### [Given problem]
The answer is one number: how many lines in the data below hold "React".

— START Data extract —

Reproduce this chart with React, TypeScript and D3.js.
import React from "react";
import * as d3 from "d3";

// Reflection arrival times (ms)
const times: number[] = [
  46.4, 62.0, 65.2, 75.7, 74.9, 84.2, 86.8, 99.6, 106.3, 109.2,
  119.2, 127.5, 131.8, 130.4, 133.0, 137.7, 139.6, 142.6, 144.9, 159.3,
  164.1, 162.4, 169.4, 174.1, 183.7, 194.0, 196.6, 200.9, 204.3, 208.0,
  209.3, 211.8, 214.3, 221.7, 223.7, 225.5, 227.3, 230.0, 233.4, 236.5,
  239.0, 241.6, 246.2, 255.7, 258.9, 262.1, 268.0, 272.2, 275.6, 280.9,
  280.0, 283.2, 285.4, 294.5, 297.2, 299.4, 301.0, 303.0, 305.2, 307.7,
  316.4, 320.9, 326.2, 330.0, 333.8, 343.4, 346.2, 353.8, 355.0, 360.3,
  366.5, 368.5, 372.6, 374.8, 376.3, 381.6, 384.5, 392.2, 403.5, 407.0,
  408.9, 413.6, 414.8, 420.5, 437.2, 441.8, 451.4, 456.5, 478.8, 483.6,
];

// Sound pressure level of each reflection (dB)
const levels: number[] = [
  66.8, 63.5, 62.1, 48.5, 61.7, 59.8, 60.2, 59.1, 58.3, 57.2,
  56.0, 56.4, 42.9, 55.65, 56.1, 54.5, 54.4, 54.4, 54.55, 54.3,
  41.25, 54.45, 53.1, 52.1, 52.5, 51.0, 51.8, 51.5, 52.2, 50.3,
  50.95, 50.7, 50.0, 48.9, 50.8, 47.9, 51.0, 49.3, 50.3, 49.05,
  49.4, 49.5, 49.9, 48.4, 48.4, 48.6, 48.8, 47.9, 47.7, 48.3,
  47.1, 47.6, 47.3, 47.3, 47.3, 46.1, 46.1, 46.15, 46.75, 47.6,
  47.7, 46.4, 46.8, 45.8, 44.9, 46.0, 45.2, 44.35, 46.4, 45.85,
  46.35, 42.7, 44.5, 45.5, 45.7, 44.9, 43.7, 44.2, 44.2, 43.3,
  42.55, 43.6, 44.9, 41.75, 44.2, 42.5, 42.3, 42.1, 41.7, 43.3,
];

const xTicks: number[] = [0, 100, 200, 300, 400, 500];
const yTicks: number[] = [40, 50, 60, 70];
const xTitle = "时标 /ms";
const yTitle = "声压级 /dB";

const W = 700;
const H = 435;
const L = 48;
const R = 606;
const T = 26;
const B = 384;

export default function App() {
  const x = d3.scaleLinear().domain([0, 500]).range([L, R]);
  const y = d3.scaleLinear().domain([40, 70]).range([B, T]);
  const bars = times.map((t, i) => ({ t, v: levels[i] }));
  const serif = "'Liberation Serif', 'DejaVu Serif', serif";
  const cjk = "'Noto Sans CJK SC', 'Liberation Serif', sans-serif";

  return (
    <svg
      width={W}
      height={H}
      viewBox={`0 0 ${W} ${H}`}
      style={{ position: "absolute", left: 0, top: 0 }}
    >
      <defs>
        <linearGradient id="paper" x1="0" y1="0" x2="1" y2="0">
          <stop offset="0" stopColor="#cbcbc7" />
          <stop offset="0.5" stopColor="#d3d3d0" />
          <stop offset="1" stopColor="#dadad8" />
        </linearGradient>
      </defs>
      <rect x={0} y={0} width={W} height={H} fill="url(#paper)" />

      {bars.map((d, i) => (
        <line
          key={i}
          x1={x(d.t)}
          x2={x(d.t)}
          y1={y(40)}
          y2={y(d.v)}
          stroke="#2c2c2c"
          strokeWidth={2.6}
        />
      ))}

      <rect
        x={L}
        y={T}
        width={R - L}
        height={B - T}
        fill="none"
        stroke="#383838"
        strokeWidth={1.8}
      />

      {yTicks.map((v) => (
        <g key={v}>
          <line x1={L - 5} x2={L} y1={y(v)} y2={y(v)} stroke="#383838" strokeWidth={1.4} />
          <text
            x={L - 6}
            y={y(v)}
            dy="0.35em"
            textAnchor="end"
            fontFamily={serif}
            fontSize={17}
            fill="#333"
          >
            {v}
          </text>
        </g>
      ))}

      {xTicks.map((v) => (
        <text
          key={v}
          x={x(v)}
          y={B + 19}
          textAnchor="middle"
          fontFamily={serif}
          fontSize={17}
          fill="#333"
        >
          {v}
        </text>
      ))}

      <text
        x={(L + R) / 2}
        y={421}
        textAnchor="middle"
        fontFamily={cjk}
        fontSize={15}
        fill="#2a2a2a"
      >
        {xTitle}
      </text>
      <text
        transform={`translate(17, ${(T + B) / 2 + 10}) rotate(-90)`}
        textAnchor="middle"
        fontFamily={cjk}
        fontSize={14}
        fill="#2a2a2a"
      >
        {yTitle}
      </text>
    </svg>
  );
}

— END Data extract —

### [Correct answer]
2